Mockingbirds might be territorial, but they aren’t dangerous. Hawks are another story.

Sometimes I’d run down Indian Creek Road. I ‘d run exactly 2-1/2 miles, ending at the top of a very steep hill, turn around, and run home. One day on the home leg of the run, a screaming came across the sky. I had no idea what it was. It sounded like a jet plane. The scary part was that it was headed right for me.

I looked up over my shoulder and saw a huge bird (okay, maybe not so huge, but it looked huge to me) falling like a rock, and it had taken dead aim on my head.

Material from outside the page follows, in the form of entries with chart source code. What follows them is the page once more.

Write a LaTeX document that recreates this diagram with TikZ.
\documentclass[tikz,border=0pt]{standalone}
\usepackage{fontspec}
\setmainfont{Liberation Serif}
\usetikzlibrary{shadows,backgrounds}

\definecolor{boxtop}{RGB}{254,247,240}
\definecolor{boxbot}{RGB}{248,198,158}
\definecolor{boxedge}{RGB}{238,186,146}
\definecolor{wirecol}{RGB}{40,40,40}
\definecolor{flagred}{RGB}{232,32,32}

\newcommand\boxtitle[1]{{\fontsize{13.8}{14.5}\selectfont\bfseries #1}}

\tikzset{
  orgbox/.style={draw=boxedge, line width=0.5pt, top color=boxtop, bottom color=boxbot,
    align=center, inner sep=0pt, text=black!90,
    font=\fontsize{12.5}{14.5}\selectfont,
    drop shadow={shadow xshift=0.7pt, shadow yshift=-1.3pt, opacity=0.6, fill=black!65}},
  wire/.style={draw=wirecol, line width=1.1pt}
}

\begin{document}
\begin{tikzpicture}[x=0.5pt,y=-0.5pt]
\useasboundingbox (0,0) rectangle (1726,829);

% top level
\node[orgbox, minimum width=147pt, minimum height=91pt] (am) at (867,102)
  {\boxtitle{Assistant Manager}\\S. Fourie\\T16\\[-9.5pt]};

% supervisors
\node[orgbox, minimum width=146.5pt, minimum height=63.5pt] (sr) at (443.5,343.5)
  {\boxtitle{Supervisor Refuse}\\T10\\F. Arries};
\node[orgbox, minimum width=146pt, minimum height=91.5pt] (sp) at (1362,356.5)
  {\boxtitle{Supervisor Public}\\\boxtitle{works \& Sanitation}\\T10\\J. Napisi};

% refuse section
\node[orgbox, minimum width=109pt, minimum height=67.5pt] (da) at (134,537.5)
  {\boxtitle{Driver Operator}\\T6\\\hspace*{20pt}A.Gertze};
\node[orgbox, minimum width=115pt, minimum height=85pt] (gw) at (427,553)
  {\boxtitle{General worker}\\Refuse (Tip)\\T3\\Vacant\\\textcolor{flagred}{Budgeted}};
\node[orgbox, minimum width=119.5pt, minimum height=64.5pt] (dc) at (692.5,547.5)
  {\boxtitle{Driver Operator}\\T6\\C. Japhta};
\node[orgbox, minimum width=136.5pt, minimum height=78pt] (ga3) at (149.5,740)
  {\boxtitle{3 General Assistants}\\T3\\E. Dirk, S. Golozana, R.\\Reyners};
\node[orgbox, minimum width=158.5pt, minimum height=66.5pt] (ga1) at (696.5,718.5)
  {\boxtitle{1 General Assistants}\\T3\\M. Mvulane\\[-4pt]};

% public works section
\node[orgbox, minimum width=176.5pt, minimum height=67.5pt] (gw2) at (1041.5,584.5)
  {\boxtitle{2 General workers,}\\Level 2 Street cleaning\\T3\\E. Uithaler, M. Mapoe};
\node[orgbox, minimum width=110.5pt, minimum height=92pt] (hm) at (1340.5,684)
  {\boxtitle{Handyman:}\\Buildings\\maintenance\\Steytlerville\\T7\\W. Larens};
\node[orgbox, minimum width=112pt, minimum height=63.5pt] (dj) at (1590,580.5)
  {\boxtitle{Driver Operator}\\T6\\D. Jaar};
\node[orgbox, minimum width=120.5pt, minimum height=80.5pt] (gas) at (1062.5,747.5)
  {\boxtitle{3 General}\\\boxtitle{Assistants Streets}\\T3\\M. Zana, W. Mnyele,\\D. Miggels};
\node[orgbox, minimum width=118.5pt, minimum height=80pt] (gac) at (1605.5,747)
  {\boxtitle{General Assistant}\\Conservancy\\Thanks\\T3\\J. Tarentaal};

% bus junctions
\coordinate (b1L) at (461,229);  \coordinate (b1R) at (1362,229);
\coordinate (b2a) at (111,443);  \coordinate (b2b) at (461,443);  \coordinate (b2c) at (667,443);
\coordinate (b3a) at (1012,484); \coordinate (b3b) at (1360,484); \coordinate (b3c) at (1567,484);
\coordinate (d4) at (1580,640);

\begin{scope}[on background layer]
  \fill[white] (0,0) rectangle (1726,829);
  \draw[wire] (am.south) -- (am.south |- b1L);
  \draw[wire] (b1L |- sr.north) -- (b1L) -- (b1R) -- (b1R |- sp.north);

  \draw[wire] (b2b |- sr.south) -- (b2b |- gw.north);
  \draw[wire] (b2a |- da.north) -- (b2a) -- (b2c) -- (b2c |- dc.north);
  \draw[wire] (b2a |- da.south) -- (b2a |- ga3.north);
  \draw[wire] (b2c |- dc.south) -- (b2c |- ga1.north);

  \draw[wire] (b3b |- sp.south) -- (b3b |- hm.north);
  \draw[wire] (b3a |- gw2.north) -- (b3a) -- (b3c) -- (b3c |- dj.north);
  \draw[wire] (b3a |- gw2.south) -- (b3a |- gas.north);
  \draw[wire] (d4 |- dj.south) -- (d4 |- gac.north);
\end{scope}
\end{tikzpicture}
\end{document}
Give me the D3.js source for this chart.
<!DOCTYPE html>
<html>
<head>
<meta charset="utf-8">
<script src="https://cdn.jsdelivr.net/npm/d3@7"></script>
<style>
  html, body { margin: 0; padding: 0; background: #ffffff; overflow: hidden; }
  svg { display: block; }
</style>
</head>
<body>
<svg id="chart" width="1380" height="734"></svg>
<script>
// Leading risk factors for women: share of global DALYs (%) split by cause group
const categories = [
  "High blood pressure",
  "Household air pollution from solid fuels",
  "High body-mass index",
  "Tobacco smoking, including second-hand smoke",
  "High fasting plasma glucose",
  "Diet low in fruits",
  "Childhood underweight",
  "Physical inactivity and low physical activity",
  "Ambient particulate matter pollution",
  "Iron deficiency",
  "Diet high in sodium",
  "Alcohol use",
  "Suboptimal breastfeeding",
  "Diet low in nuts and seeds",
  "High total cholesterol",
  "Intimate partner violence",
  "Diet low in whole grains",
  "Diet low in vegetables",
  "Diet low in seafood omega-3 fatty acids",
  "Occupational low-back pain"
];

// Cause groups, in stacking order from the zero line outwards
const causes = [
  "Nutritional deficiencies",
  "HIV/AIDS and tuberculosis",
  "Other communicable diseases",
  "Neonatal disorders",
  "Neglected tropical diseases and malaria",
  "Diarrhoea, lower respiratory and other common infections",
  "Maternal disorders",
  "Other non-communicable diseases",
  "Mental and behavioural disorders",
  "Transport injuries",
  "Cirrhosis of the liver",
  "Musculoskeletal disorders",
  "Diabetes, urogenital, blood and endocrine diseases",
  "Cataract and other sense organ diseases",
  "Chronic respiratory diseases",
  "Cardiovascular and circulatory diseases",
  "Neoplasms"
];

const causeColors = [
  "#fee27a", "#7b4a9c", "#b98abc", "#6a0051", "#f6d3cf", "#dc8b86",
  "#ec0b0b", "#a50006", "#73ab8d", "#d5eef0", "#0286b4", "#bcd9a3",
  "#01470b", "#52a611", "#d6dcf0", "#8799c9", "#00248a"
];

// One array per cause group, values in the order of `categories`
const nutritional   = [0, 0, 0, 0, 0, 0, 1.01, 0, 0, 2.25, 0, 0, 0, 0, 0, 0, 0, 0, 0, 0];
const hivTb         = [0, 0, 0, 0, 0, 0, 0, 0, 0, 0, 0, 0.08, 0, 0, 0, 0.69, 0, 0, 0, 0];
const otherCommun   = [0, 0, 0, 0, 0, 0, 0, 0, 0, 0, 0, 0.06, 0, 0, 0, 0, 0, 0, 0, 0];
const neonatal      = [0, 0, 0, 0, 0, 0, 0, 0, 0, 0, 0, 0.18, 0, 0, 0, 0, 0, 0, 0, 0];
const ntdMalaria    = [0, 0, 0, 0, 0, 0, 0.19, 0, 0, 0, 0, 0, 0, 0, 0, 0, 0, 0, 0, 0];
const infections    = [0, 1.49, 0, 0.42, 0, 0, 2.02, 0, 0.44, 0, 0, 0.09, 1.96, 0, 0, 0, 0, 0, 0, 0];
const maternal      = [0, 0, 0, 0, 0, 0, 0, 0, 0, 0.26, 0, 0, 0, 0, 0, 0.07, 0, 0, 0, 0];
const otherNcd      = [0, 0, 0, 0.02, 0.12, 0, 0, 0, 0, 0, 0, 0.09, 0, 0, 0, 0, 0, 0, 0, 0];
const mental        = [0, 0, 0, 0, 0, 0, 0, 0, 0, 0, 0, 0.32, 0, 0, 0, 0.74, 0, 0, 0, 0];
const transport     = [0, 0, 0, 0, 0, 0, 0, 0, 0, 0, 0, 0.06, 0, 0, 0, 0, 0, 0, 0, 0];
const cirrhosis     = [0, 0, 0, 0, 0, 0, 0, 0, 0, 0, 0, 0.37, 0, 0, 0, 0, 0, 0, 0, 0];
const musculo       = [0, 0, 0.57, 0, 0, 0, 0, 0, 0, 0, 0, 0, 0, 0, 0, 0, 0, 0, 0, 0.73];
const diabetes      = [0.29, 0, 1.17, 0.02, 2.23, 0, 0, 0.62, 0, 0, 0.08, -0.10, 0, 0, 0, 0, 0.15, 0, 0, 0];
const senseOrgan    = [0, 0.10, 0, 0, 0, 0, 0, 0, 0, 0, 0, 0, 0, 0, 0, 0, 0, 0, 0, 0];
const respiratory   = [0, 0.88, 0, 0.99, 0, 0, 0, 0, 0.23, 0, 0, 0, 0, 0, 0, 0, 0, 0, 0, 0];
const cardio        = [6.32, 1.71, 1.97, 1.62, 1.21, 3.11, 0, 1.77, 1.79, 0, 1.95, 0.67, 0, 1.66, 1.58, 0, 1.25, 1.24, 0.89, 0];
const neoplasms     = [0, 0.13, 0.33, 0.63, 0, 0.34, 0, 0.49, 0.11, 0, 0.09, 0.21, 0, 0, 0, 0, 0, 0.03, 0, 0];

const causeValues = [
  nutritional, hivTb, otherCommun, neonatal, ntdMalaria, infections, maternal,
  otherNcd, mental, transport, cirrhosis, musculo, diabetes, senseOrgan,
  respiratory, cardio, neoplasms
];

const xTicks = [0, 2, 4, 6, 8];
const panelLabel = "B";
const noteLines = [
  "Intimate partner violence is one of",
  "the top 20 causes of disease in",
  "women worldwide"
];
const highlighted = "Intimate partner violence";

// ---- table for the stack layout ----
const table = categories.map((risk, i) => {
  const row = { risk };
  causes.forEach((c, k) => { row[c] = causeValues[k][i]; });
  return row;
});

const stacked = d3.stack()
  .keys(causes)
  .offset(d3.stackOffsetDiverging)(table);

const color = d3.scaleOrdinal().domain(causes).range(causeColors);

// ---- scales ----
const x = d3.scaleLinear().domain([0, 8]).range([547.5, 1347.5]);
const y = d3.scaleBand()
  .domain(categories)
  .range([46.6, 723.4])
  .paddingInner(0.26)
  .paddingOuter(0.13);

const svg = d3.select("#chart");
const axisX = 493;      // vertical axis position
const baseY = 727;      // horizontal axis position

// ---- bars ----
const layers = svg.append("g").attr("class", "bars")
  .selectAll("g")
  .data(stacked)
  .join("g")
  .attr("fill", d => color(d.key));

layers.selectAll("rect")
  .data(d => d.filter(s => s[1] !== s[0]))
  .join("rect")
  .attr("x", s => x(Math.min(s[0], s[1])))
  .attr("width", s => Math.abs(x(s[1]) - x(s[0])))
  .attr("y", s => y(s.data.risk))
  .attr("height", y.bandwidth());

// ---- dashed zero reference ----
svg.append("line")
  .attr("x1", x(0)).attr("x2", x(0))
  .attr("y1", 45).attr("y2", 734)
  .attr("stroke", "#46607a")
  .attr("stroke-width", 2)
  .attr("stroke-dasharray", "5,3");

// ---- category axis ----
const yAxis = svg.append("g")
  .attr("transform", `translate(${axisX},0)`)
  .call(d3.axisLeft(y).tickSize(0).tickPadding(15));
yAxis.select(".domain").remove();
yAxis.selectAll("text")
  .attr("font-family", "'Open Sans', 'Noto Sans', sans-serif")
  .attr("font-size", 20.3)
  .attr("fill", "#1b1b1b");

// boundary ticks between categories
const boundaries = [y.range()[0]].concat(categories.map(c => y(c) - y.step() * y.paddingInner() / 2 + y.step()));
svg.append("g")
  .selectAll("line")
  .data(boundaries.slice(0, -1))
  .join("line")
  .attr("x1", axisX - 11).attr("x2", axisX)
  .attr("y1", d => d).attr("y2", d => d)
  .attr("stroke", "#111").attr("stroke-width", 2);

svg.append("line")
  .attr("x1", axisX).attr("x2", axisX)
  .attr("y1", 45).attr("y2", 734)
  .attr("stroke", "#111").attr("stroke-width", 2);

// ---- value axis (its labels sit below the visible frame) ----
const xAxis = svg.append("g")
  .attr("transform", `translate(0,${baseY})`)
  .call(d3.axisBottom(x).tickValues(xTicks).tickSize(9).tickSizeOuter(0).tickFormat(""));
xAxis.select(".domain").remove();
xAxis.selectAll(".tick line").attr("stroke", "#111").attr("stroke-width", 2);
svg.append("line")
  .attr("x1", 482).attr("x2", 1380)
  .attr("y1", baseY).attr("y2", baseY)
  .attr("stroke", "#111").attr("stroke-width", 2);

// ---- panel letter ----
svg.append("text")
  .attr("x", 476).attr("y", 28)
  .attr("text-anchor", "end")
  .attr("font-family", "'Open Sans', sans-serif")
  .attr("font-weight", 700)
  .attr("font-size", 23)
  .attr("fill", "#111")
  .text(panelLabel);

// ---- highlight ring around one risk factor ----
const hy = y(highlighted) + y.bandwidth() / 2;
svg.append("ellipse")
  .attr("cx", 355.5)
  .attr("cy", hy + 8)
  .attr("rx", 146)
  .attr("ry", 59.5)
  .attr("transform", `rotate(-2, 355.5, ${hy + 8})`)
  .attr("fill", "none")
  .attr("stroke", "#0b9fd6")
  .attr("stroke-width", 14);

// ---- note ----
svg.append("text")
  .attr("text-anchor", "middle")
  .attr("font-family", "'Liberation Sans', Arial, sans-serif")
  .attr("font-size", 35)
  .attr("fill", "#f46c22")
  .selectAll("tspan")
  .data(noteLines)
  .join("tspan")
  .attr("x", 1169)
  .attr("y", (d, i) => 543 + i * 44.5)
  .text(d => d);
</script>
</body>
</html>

As you might recall, I teleported once when a rattlesnake surprised me. I didn’t do that this time, but I discovered that I could run about ten times as fast as mortal man is supposed to run. You know those legendary 9.0 hundred-yard dashes you’ve read about? If only someone had been timing me that day! I’m pretty sure I broke the nine-second barrier.

Even at that I almost didn’t elude that hawk. I felt the jet stream as it whooshed by me.

To this day I don’t why the hawk was after me. I hadn’t done anything. There was no nest around. There wasn’t much of anything around. Maybe the hawk was soaring so high above me that I looked like a bunny to him. Or a fieldmouse.

You remember the Peanuts cartoon in which Snoopy says, “Birds find me fascinating” (or something like that)? They don’t find me fascinating. They do, however, seem to find me.


Todd Mason said...

Now, if you just had a boa (not the feathery kind) around your neck as you ran, perhaps the hawk would've been dissuaded. Or perhaps a feather boa would've done the trick, given how you flummoxed the mockingbird...Jesse Ventura references notwithstanding...

Perhaps also the latter-day dinosaurs resent your preference for the crocodilians...

Bill Crider said...

I wish I'd thought of the boa. I'd have been a fashion trend-setter for sure.